When Diplomas and Credits Send False Signals

When it comes to determining mastery of content, our approach must change. In this blog that first appeared on The EdFly Blog, Karla Phillips, Policy Director at the Foundation for Excellence in Education, Getting Smart Advocacy Partner, shares examples of competency-based models are working, and remediation research reflects the necessity of a system that ensures students advance once they have demonstrated mastery.


Karla Phillips

Last month Achieve launched its #HonestyGap campaign. The effort highlights the gap between the percent of students deemed proficient on state exams versus the percent of students deemed proficient on the National Assessment of Educational Progress (NAEP). Not surprisingly, the gaps are wide and pervasive.

The NAEP is considered to be the gold standard of assessments, and this Achieve report clearly demonstrates how parents, students and, quite frankly, educators are being misled by inconsistent expectations of proficiency. In many states when a student passes a state exam, it may not mean he has mastered the content.

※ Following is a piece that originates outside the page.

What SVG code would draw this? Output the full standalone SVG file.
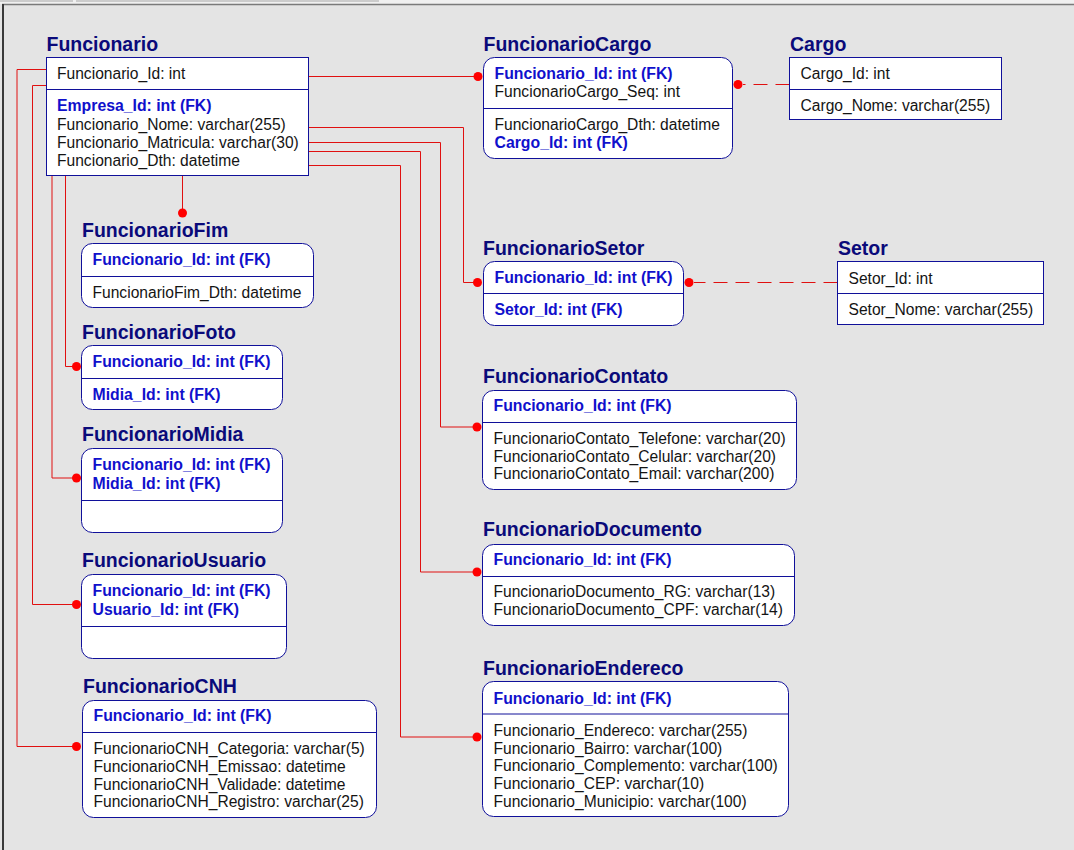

Often the tests are too easy or the passing scores too generous.

This proficiency gap is decried by the education reform community, but the NAEP isn’t a test most parents are even aware of because it has no impact on individual students or state accountability systems.

Parents typically rely on the most familiar aspect of American education to understand how their student is performing in school—the report card.

The real miscommunication happens when students earn passing grades in required courses yet struggle with end of year assessments. Students may accumulate all the required credits, but what is their diploma worth if they haven’t mastered the content?

Even if changes are made to assessment policies as the Achieve report suggests, there will still be discrepancies between grades and test scores, as long as students continue to progress through the system with mere passing scores after the requisite 180 days.

As goals and expectations for students rise across the nation, our approach to education must change.

The conventional, one-size-fits-all system must evolve and adapt to meet the individual needs of all students and equip them for success in the 21st century. This may require us to rethink some of the most entrenched American education traditions. Could it be that grades, credits and diplomas should be based on actual proficiency rather than allowing passing grades and seat-time to be the goal?

Please note that I’m talking about proficiency, not overall success. No one would refute that encouraging and measuring attendance, participation, engagement, motivation, etc. are extremely important and necessary to help students be truly prepared for college and career. But perhaps it’s time to separate these elements from determining mastery of content.

A shift away from some of the most familiar aspects of our traditional system will be difficult, but it is no longer optional. The current system is failing too many students. No matter what standards or innovations we use, a conveyor-belt model limits student achievement in two fundamental ways. It holds back students who could be excelling, and it advances students who aren’t ready.

For years, diplomas and credits based on seat time and passing grades have been sending false signals. Students graduate thinking they are ready for college and career, when they’re often anything but ready. National higher education remediation rates tell the grim truth:

  • A full 51.7% of students entering a two-year college enroll in remediation.
  • Only 22.3% of those students complete remediation and associated college-level courses in two years.
  • A mere 9.5% graduate from a two-year college within three years.[1]

By graduating ill-prepared students, our current system forces families and taxpayers to pay twice to remediate the inadequacies of their K-12 education. While this system propagates a tragic loss of resources, there is another way.

  • New Hampshire eliminated seat-time as a proxy for progress and is transitioning to a competency-based system.
  • Maine passed legislation in 2012 outlining the timeline for the transition to proficiency based diplomas.
  • Idaho passed legislation this year making clear the state’s goal to transition to a mastery-based system.

The common theme among these states is the desire for a system of education that will ensure students advance once they have demonstrated they understand the content, skills and application of the learning goals. So when new graduates move on to college or a career, they will do so fully confident in their capabilities.